* Begin *

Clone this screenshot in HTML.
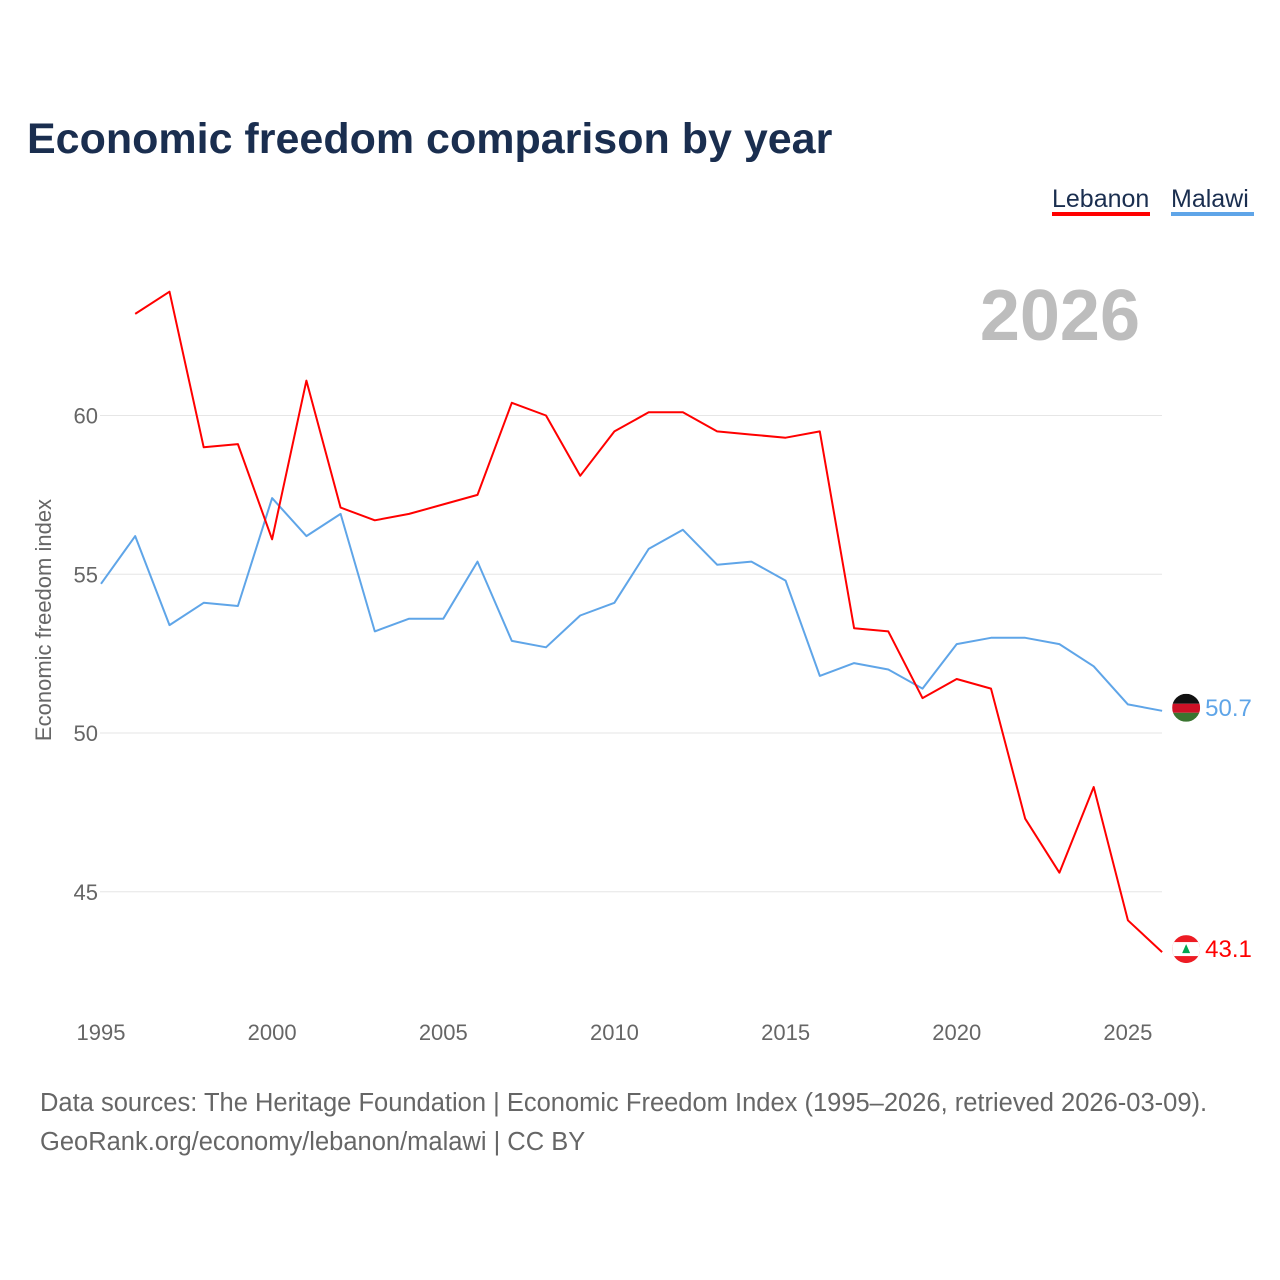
<!DOCTYPE html>
<html><head><meta charset="utf-8"><style>
body{margin:0;background:#fff;font-family:"Liberation Sans",sans-serif}
#wrap{position:relative;width:1280px;height:1280px;overflow:hidden}
</style></head><body>
<div id="wrap">
<svg id="chart" width="1280" height="1280">
<text x="27" y="153" font-size="43" font-weight="bold" fill="#1a2e4f">Economic freedom comparison by year</text>
<g>
<text x="1052" y="207" font-size="25" fill="#1a2e4f">Lebanon</text>
<rect x="1052" y="212" width="98" height="4" fill="#ff0000"/>
<text x="1171" y="207" font-size="25" fill="#1a2e4f">Malawi</text>
<rect x="1171" y="212" width="83" height="4" fill="#5fa5e8"/>
</g>
<text x="1140" y="340" font-size="72" font-weight="bold" fill="#bdbdbd" text-anchor="end">2026</text>
<g id="grid"></g><g id="xt"></g><g id="series"></g>
<text transform="translate(51,620) rotate(-90)" font-size="22" fill="#666" text-anchor="middle">Economic freedom index</text>
<text x="40" y="1111" font-size="25.5" fill="#666">Data sources: The Heritage Foundation | Economic Freedom Index (1995–2026, retrieved 2026-03-09).</text>
<text x="40" y="1150" font-size="25.5" fill="#666">GeoRank.org/economy/lebanon/malawi | CC BY</text>
</svg></div>
<script>
const years=[];for(let y=1995;y<=2026;y++)years.push(y);
const lebanon=[null,63.2,63.9,59.0,59.1,56.1,61.1,57.1,56.7,56.9,57.2,57.5,60.4,60.0,58.1,59.5,60.1,60.1,59.5,59.4,59.3,59.5,53.3,53.2,51.1,51.7,51.4,47.3,45.6,48.3,44.1,43.1];
const malawi=[54.7,56.2,53.4,54.1,54.0,57.4,56.2,56.9,53.2,53.6,53.6,55.4,52.9,52.7,53.7,54.1,55.8,56.4,55.3,55.4,54.8,51.8,52.2,52.0,51.4,52.8,53.0,53.0,52.8,52.1,50.9,50.7];
const yTicks=[45,50,55,60];
const xTicks=[1995,2000,2005,2010,2015,2020,2025];
const X=y=>101+(y-1995)*34.23;
const Y=v=>733-(v-50)*31.75;
const NS="http://www.w3.org/2000/svg";
function mk(t,a,p){const e=document.createElementNS(NS,t);for(const k in a)e.setAttribute(k,a[k]);p.appendChild(e);return e;}
const grid=document.getElementById('grid');
yTicks.forEach(v=>{
 const l=mk('line',{x1:100,x2:1162,y1:Y(v),y2:Y(v),stroke:'#e6e6e6','stroke-width':1},grid);
 
 
 const t=mk('text',{x:98,y:Y(v)+8,'font-size':22,fill:'#666','text-anchor':'end'},grid);
 t.textContent=v;
 
 
});
const xt=document.getElementById('xt');
xTicks.forEach(v=>{
 const t=mk('text',{x:X(v),y:1040,'font-size':22,fill:'#666','text-anchor':'middle'},xt);
 t.textContent=v;
 
 
});
const g=document.getElementById('series');
function line(data,color,name){
 const pts=[];data.forEach((v,i)=>{if(v!=null)pts.push(X(years[i]).toFixed(1)+','+Y(v).toFixed(1));});
 const p=mk('polyline',{points:pts.join(' '),fill:'none',stroke:color,'stroke-width':2,'stroke-linejoin':'round'},g);
 
 
 const last=data[data.length-1];
 const cx=X(years[years.length-1])+24, cy=Y(last)-3;
 const fg=mk('g',{},g);
 
 
 const cid='c'+name;
 const cp=mk('clipPath',{id:cid},fg);mk('circle',{cx:cx,cy:cy,r:14},cp);
 const gg=mk('g',{'clip-path':'url(#'+cid+')'},fg);
 if(name==='malawi'){
  mk('rect',{x:cx-14,y:cy-14,width:28,height:10,fill:'#111'},gg);
  mk('rect',{x:cx-14,y:cy-4,width:28,height:9,fill:'#ce1126'},gg);
  mk('rect',{x:cx-14,y:cy+5,width:28,height:9,fill:'#3a7530'},gg);
 }else{
  mk('rect',{x:cx-14,y:cy-14,width:28,height:28,fill:'#ed1c24'},gg);
  mk('rect',{x:cx-14,y:cy-7,width:28,height:14,fill:'#fff'},gg);
  mk('polygon',{points:`${cx},${cy-5} ${cx-4},${cy+4} ${cx+4},${cy+4}`,fill:'#00a651'},gg);
 }
 const t=mk('text',{x:cx+19,y:cy+8,'font-size':24,fill:color},g);
 t.textContent=last.toFixed(1);
 
 
}
line(malawi,'#5fa5e8','malawi');
line(lebanon,'#ff0000','lebanon');
</script>
</body></html>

* End *

▸ PROBLEM TO WORK ON:
Write out the whole listing again, exactly, with no pictures.

▸ RESULT FOR THIS EXERCISE:
Clone this screenshot in HTML.
<!DOCTYPE html>
<html><head><meta charset="utf-8"><style>
body{margin:0;background:#fff;font-family:"Liberation Sans",sans-serif}
#wrap{position:relative;width:1280px;height:1280px;overflow:hidden}
</style></head><body>
<div id="wrap">
<svg id="chart" width="1280" height="1280">
<text x="27" y="153" font-size="43" font-weight="bold" fill="#1a2e4f">Economic freedom comparison by year</text>
<g>
<text x="1052" y="207" font-size="25" fill="#1a2e4f">Lebanon</text>
<rect x="1052" y="212" width="98" height="4" fill="#ff0000"/>
<text x="1171" y="207" font-size="25" fill="#1a2e4f">Malawi</text>
<rect x="1171" y="212" width="83" height="4" fill="#5fa5e8"/>
</g>
<text x="1140" y="340" font-size="72" font-weight="bold" fill="#bdbdbd" text-anchor="end">2026</text>
<g id="grid"></g><g id="xt"></g><g id="series"></g>
<text transform="translate(51,620) rotate(-90)" font-size="22" fill="#666" text-anchor="middle">Economic freedom index</text>
<text x="40" y="1111" font-size="25.5" fill="#666">Data sources: The Heritage Foundation | Economic Freedom Index (1995–2026, retrieved 2026-03-09).</text>
<text x="40" y="1150" font-size="25.5" fill="#666">GeoRank.org/economy/lebanon/malawi | CC BY</text>
</svg></div>
<script>
const years=[];for(let y=1995;y<=2026;y++)years.push(y);
const lebanon=[null,63.2,63.9,59.0,59.1,56.1,61.1,57.1,56.7,56.9,57.2,57.5,60.4,60.0,58.1,59.5,60.1,60.1,59.5,59.4,59.3,59.5,53.3,53.2,51.1,51.7,51.4,47.3,45.6,48.3,44.1,43.1];
const malawi=[54.7,56.2,53.4,54.1,54.0,57.4,56.2,56.9,53.2,53.6,53.6,55.4,52.9,52.7,53.7,54.1,55.8,56.4,55.3,55.4,54.8,51.8,52.2,52.0,51.4,52.8,53.0,53.0,52.8,52.1,50.9,50.7];
const yTicks=[45,50,55,60];
const xTicks=[1995,2000,2005,2010,2015,2020,2025];
const X=y=>101+(y-1995)*34.23;
const Y=v=>733-(v-50)*31.75;
const NS="http://www.w3.org/2000/svg";
function mk(t,a,p){const e=document.createElementNS(NS,t);for(const k in a)e.setAttribute(k,a[k]);p.appendChild(e);return e;}
const grid=document.getElementById('grid');
yTicks.forEach(v=>{
 const l=mk('line',{x1:100,x2:1162,y1:Y(v),y2:Y(v),stroke:'#e6e6e6','stroke-width':1},grid);
 
 
 const t=mk('text',{x:98,y:Y(v)+8,'font-size':22,fill:'#666','text-anchor':'end'},grid);
 t.textContent=v;
 
 
});
const xt=document.getElementById('xt');
xTicks.forEach(v=>{
 const t=mk('text',{x:X(v),y:1040,'font-size':22,fill:'#666','text-anchor':'middle'},xt);
 t.textContent=v;
 
 
});
const g=document.getElementById('series');
function line(data,color,name){
 const pts=[];data.forEach((v,i)=>{if(v!=null)pts.push(X(years[i]).toFixed(1)+','+Y(v).toFixed(1));});
 const p=mk('polyline',{points:pts.join(' '),fill:'none',stroke:color,'stroke-width':2,'stroke-linejoin':'round'},g);
 
 
 const last=data[data.length-1];
 const cx=X(years[years.length-1])+24, cy=Y(last)-3;
 const fg=mk('g',{},g);
 
 
 const cid='c'+name;
 const cp=mk('clipPath',{id:cid},fg);mk('circle',{cx:cx,cy:cy,r:14},cp);
 const gg=mk('g',{'clip-path':'url(#'+cid+')'},fg);
 if(name==='malawi'){
  mk('rect',{x:cx-14,y:cy-14,width:28,height:10,fill:'#111'},gg);
  mk('rect',{x:cx-14,y:cy-4,width:28,height:9,fill:'#ce1126'},gg);
  mk('rect',{x:cx-14,y:cy+5,width:28,height:9,fill:'#3a7530'},gg);
 }else{
  mk('rect',{x:cx-14,y:cy-14,width:28,height:28,fill:'#ed1c24'},gg);
  mk('rect',{x:cx-14,y:cy-7,width:28,height:14,fill:'#fff'},gg);
  mk('polygon',{points:`${cx},${cy-5} ${cx-4},${cy+4} ${cx+4},${cy+4}`,fill:'#00a651'},gg);
 }
 const t=mk('text',{x:cx+19,y:cy+8,'font-size':24,fill:color},g);
 t.textContent=last.toFixed(1);
 
 
}
line(malawi,'#5fa5e8','malawi');
line(lebanon,'#ff0000','lebanon');
</script>
</body></html>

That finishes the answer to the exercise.